If it’s good enough for New York City, then by golly, it’s good enough for Greenwich!
In fact, the opportunity to say just that has been around for quite a while. Here are some predictions by a cranky Greenwich blogger for this boondoggle, beginning four years ago:
August, 2010: Oh for heaven’s sake, a fireboat for Greenwich?
July, 2011: Do we really need a new fireboat, even a ‘free’ one?
December, 2012: “After waiting 375 years, Greenwich finally gets a fireboat”
Now, after reviewing the records for the cops’ new toy’s first summer in use, Greenwich Time’s Bob Horton has reached a conclusion: The super duper fire boat acquired and now maintained by the town still can find no use.
But boy, ain’t they got fun.
You may remember the debate over the need for this vessel when former Greenwich Fire Chief and current Emergency Management Director Daniel Warzohafirst proposed that the town acquire the customized vessel with a $600,000 grant from the federalHomeland Security Department. As designed, the boat is rigged with instruments that can detect chemical, biological, radiological, nuclear and other explosive devices. It also is fully equipped for firefighting, including a hose that can shoot out up to 2,500 gallons of water per minute, a berth and medical equipment for the treatment of injured victims, a hydraulic hoist and the latest electronic navigation equipment. As E.B. White might have said, “This is some boat.”
The staffing, training, and operating costs required by the boat’s extensive capabilities caused some Representative Town Meeting members to question if the town really needed such a vessel. The Police Department allayed those concerns somewhat when it agreed to retire one of its existing vessels in favor of the new and presumably more efficient Homeland Security vessel.
Fire Chief Peter Siecienski said this week that when Warzoha approached him in 2011 [FWIW – see date of this blog’s first column – Ed] with an opportunity for a new “fire boat,” the chief said his department’s call volume for waterborne capabilities alone could not justify the purchase.

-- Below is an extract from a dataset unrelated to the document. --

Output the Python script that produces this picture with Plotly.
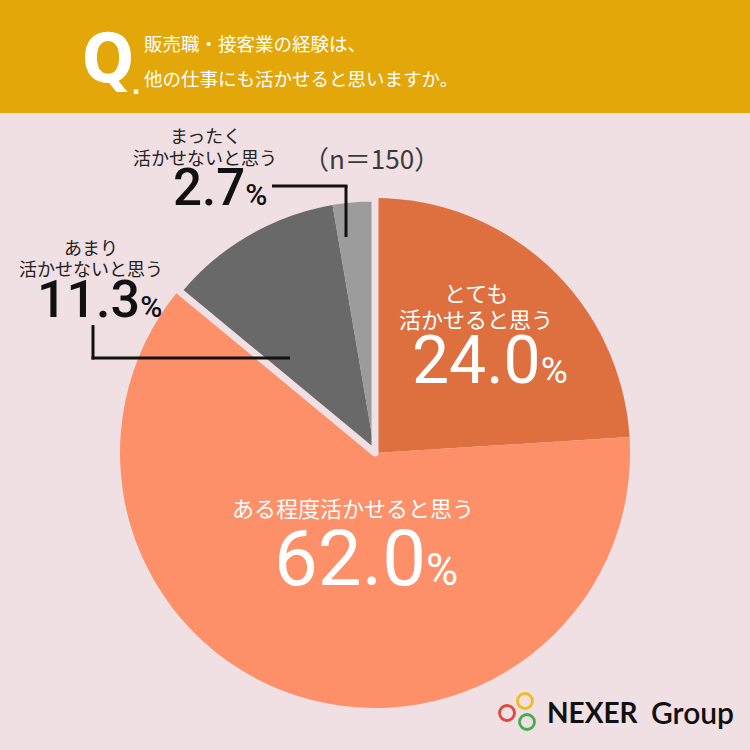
import plotly.graph_objects as go

W = H = 750
BG = "#F0DFE3"
BANNER = "#E4A70A"

# ---- data ----
categories = ["とても活かせると思う", "ある程度活かせると思う", "あまり活かせないと思う", "まったく活かせないと思う"]
values = [24.0, 62.0, 11.3, 2.7]
colors = ["#DE703F", "#FE9069", "#696969", "#9C9C9C"]
n_total = 150
question_lines = ["販売職・接客業の経験は、", "他の仕事にも活かせると思いますか。"]
label_lines = [["とても", "活かせると思う"], ["ある程度活かせると思う"], ["あまり", "活かせないと思う"], ["まったく", "活かせないと思う"]]


def px(x):
    return x / W


def py(y):
    return 1 - y / H


JP = "Noto Sans CJK JP"
NUM = "Roboto"

fig = go.Figure()

dom = dict(x=[px(120), px(630)], y=[py(708), py(198)])
fig.add_trace(go.Pie(
    labels=categories, values=values, sort=False, direction="clockwise", rotation=0,
    marker=dict(colors=colors, line=dict(width=0)),
    textinfo="none", hoverinfo="skip", domain=dom, showlegend=False,
))
# outline separating the two negative slices (as a group) from the rest
group_vals = [values[0], values[1], values[2] + values[3]]
fig.add_trace(go.Pie(
    labels=["gap-0", "gap-1", "gap-2"], values=group_vals, sort=False, direction="clockwise", rotation=0,
    marker=dict(colors=["rgba(0,0,0,0)"] * 3, line=dict(color=BG, width=[0, 0, 7])),
    textinfo="none", hoverinfo="skip", domain=dom, showlegend=False,
))

shapes = []
# banner
shapes.append(dict(type="rect", xref="paper", yref="paper", x0=0, x1=1, y0=py(113), y1=1,
                   fillcolor=BANNER, line=dict(width=0), layer="below"))


def seg(x0, y0, x1, y1, w=3, c="#111111"):
    shapes.append(dict(type="line", xref="paper", yref="paper", x0=px(x0), y0=py(y0), x1=px(x1), y1=py(y1),
                       line=dict(color=c, width=w)))


# leader lines
seg(272, 186, 347.5, 186)
seg(346, 186, 346, 237)
seg(93, 325, 93, 359.5)
seg(91.5, 358, 290, 358)

# logo rings
for cx, cy, c in [(507, 713, "#E2483A"), (525, 701, "#F2BD1B"), (527, 722, "#47AE4F")]:
    r = 7.5
    shapes.append(dict(type="circle", xref="paper", yref="paper", x0=px(cx - r), x1=px(cx + r),
                       y0=py(cy + r), y1=py(cy - r), line=dict(color=c, width=2.8)))

ann = []


def txt(x, y, s, size, color, family=JP, xanchor="center", weight=None):
    f = dict(size=size, color=color, family=family)
    if weight:
        f["weight"] = weight
    ann.append(dict(x=px(x), y=py(y), xref="paper", yref="paper", text=s, showarrow=False,
                    xanchor=xanchor, yanchor="middle", font=f))


# banner text
txt(108, 58, "Q", 68, "white", family="Liberation Sans Narrow, DejaVu Sans Condensed, Roboto Condensed, Roboto", weight="bold")
txt(136, 84, ".", 30, "white", family="Liberation Sans", weight="bold")
txt(142, 43, question_lines[0], 18.5, "white", xanchor="left")
txt(142, 78, question_lines[1], 18.5, "white", xanchor="left")

# n
txt(371, 157, f"（n＝{n_total}）", 26, "#3A3A3A")


def pct(v, small):
    return f"{v:.1f}<span style='font-size:{small}px'>%</span>"


# とても
txt(476, 292, label_lines[0][0], 22, "white")
txt(476, 318, label_lines[0][1], 22, "white")
txt(490, 360, pct(values[0], 37), 66, "white", family=NUM)

# ある程度
txt(353, 507, label_lines[1][0], 22, "white")
txt(366, 558, pct(values[1], 44), 78, "white", family=NUM)

# あまり
txt(91, 247, label_lines[2][0], 18, "#222222")
txt(91, 268, label_lines[2][1], 18, "#222222")
txt(99, 299, pct(values[2], 30), 52, "#111111", family=NUM, weight=500)

# まったく
txt(205, 135, label_lines[3][0], 18, "#222222")
txt(205, 157, label_lines[3][1], 18, "#222222")
txt(220, 188, pct(values[3], 30), 51, "#111111", family=NUM, weight=500)

# logo text
txt(545, 712, "NEXER", 28, "#111111", family="Lato", xanchor="left", weight="bold")
txt(649, 712, "Group", 30, "#111111", family="Lato", xanchor="left", weight=600)

fig.update_layout(
    width=W, height=H, margin=dict(l=0, r=0, t=0, b=0),
    paper_bgcolor=BG, plot_bgcolor=BG,
    shapes=shapes, annotations=ann, showlegend=False,
)

fig.write_html("out.html", config={"displayModeBar": False},
               post_script="document.body.style.margin='0';document.body.style.padding='0';")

Instead, the boat’s extensive uses required a multidisciplinary approach that combined fire, police, and emergency medical response resources.
….
There was no on-boat training for either firefighters, and instead of being the promised “supplement” to the smaller police patrol boats, the new, much bigger and heavier vessel became the marine division’s go-to boat for routine police patrols on Long Island Sound.

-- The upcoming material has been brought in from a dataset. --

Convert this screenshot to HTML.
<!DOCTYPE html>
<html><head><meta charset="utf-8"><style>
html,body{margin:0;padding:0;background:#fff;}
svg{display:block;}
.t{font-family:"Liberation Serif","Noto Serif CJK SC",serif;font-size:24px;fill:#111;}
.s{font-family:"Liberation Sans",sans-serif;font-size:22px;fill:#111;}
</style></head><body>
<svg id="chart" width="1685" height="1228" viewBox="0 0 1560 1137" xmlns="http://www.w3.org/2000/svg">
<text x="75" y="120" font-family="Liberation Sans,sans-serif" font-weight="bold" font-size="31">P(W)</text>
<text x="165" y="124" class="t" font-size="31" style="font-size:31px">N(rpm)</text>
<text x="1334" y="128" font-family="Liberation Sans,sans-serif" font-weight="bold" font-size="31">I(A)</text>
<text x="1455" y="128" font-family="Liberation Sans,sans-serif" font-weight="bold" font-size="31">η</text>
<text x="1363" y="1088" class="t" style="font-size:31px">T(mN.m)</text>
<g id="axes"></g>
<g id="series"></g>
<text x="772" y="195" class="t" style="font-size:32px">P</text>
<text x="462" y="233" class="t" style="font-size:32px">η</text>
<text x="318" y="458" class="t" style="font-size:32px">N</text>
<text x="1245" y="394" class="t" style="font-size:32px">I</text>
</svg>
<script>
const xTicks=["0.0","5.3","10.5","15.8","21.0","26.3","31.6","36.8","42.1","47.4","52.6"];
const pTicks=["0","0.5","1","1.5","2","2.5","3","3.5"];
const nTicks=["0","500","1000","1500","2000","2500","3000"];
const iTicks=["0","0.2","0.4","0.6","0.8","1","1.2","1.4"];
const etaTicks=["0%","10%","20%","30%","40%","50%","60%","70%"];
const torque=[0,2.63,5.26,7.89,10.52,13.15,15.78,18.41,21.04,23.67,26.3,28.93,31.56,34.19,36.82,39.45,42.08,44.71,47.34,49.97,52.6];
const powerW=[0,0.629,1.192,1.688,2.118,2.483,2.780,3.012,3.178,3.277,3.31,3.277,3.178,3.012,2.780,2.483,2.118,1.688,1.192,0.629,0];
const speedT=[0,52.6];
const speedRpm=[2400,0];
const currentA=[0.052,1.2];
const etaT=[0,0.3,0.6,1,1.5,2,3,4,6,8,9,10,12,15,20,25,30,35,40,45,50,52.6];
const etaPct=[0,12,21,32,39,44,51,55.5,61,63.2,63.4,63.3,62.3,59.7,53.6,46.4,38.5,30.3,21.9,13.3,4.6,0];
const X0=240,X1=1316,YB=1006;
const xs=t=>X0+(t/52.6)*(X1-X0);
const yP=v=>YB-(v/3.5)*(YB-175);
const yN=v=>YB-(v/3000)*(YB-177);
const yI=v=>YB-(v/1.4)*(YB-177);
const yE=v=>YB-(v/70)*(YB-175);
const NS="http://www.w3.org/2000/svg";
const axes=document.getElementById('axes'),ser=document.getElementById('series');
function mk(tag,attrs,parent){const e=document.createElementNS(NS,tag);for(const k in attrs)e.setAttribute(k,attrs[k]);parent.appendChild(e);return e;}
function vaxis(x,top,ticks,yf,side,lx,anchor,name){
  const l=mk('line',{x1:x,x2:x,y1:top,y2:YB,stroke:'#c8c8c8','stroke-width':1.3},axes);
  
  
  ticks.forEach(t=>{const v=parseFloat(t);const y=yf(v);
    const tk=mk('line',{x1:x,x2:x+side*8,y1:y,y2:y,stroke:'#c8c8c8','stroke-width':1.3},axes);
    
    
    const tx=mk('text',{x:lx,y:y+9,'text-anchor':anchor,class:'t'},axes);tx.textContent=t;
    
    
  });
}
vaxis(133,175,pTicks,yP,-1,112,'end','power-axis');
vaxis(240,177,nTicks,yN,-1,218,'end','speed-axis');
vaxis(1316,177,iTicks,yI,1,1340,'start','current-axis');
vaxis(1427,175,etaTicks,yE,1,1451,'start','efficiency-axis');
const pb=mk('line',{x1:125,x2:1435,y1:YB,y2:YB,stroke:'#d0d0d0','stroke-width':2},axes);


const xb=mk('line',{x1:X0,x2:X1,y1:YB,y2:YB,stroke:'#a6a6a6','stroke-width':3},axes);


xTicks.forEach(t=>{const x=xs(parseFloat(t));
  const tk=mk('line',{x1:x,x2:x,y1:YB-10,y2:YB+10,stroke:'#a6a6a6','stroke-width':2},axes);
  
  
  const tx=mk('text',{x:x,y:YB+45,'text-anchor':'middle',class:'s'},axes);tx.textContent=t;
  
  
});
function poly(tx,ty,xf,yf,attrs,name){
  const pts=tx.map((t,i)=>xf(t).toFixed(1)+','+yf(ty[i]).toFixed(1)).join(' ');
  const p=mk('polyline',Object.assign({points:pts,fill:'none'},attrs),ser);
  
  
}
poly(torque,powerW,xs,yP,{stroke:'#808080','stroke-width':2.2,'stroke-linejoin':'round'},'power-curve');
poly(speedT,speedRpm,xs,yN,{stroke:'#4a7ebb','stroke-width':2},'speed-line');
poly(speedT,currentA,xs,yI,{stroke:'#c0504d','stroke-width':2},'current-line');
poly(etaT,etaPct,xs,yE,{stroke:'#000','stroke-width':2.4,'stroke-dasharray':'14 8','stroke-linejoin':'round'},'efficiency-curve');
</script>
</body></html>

For the season between April 1 and December 1, 2013, the two standard police patrol boats logged 171 and 292 engine hours respectively. Those numbers were dwarfed by the 390 engine hours registered by the new boat, particularly when one considers that the Police Department did not commission the new craft until the end of June, according to Police Chief James Heavey.
What a farce. And who approved this ridiculous new toy? The majority of your neighbors on the RTM and of course, our own Music Man and Fire and Police Commissioner, Peter J. Tesei.